Le film de Béatrice Pollet donne à voir un thriller judiciaire passionnant sur un sujet délicat, vertigneux et souvent mal traité au cinéma : le déni de grossesse.
C’est peu dire que l’on redoutait le film-dossier, didactique et empesé, sur un tel sujet. On se trompait ! En s’attaquant à la question vertigineuse du déni de grossesse, si peu et souvent si mal traitée au cinéma, Béatrice Pollet donne à voir un thriller judiciaire passionnant. D’autant plus juste qu’il déroule sobrement son intrigue documentée et ménage son suspense sans effets de manches…
Toi non plus tu n’as rien vu s’ouvre ainsi sur une scène estivale, qui place littéralement dans la lumière ses deux héroïnes, Claire et Sophie, avocates et amies. Un court moment de répit avant que cette amorce d’intrigue, faussement quotidienne, ne bascule dans une nuit opaque, quasi irréelle. Claire (Maud Wyler, aussi troublante que troublée) est retrouvée ensanglantée et inanimée chez elle, après qu’un nouveau-né, dont on apprendra qu’il est le sien, a été récupéré par un voisin sur le couvercle d’un container, à l’extérieur. Très vite, alors que personne ne savait qu’elle était enceinte, pas même elle, Claire est accusée de tentative d’homicide sur enfant de moins de 15 ans, et c’est bien évidemment Sophie (Géraldine Nakache, épatante de densité) qui est chargée de la défendre…

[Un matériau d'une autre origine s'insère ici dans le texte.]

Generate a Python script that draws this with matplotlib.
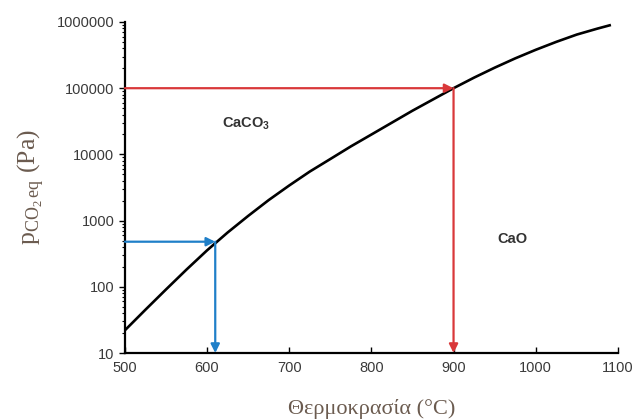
import matplotlib
matplotlib.use("Agg")
import matplotlib.pyplot as plt
from matplotlib.ticker import FixedLocator, NullFormatter, LogLocator

# equilibrium curve
temps = [500, 525, 550, 575, 600, 625, 650, 675, 700, 725, 750, 775, 800,
         825, 850, 875, 900, 925, 950, 975, 1000, 1025, 1050, 1075, 1090]
p_eq = [22, 45, 91, 182, 355, 660, 1175, 2040, 3390, 5500, 8510, 13200, 19950,
        30200, 45700, 67600, 100000, 144500, 204000, 282000, 380000, 501000,
        646000, 794000, 891000]

blue_T, blue_p = 610, 480
red_T, red_p = 900, 100000

xticks = [500, 600, 700, 800, 900, 1000, 1100]
yticks = [10, 100, 1000, 10000, 100000, 1000000]
ylabels = ["10", "100", "1000", "10000", "100000", "1000000"]

fig = plt.figure(figsize=(6.37, 4.19), dpi=100)
ax = fig.add_axes([0.196, 0.1575, 0.774, 0.79])

ax.plot(temps, p_eq, color="black", lw=1.9, zorder=3, solid_joinstyle="round")

red = "#d9383a"
blue = "#1f7fc8"
arr = dict(arrowstyle="-|>", mutation_scale=13, lw=1.6, shrinkA=0, shrinkB=0)
ax.annotate("", xy=(red_T, red_p), xytext=(500, red_p), arrowprops=dict(arr, color=red))
ax.annotate("", xy=(red_T, 10), xytext=(red_T, red_p), arrowprops=dict(arr, color=red))
ax.annotate("", xy=(blue_T, blue_p), xytext=(500, blue_p), arrowprops=dict(arr, color=blue))
ax.annotate("", xy=(blue_T, 10), xytext=(blue_T, blue_p), arrowprops=dict(arr, color=blue))

plt.rcParams["mathtext.fontset"] = "custom"
plt.rcParams["mathtext.bf"] = "Liberation Sans:bold"
ax.text(618, 29000, r"CaCO$_\mathbf{3}$", fontsize=10.5, fontweight="bold", color="#333333",
        family="Liberation Sans", va="center")
ax.text(953, 520, "CaO", fontsize=10.5, fontweight="bold", color="#333333",
        family="Liberation Sans", va="center")

ax.set_yscale("log")
ax.set_xlim(500, 1100)
ax.set_ylim(10, 1000000)
ax.xaxis.set_major_locator(FixedLocator(xticks))
ax.set_xticklabels([str(t) for t in xticks])
ax.yaxis.set_major_locator(FixedLocator(yticks))
ax.set_yticklabels(ylabels)
ax.yaxis.set_minor_locator(LogLocator(base=10, subs=range(2, 10)))
ax.yaxis.set_minor_formatter(NullFormatter())

for s in ["top", "right"]:
    ax.spines[s].set_visible(False)
for s in ["left", "bottom"]:
    ax.spines[s].set_linewidth(1.6)

ax.tick_params(axis="both", which="major", labelsize=10.5, labelcolor="#3a3a3a", length=4, width=1)
ax.tick_params(axis="x", direction="in", pad=6)
ax.tick_params(axis="y", which="minor", length=2.5, width=0.8)
for lbl in ax.get_xticklabels() + ax.get_yticklabels():
    lbl.set_family("Liberation Sans")

ax.set_xlabel("Θερμοκρασία (°C)", family="Liberation Serif", fontsize=16, color="#6b5b4f", labelpad=17)
ax.set_ylabel(r"p$_{\mathregular{CO_2\,eq}}$ (Pa)", family="Liberation Serif", fontsize=18.5,
              color="#6b5b4f", labelpad=8)

fig.savefig("out.png", dpi=100)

À la fois grave, sensible et mystérieux, le récit de Béatrice Pollet ne cessera alors d’avancer avec précaution, interrogeant finement, par le biais du genre, le statut juridique du déni de grossesse (en droit français, l’état mental de la mère en déni n’est pas considéré comme un facteur atténuant en cas de mise en danger de l’enfant pendant ou après l’accouchement). Histoire de lever, peut-être, enfin, nombre de préjugés…
Toi non plus tu n’as rien vu, de Béatrice Pollet. Sortie le 8 mars.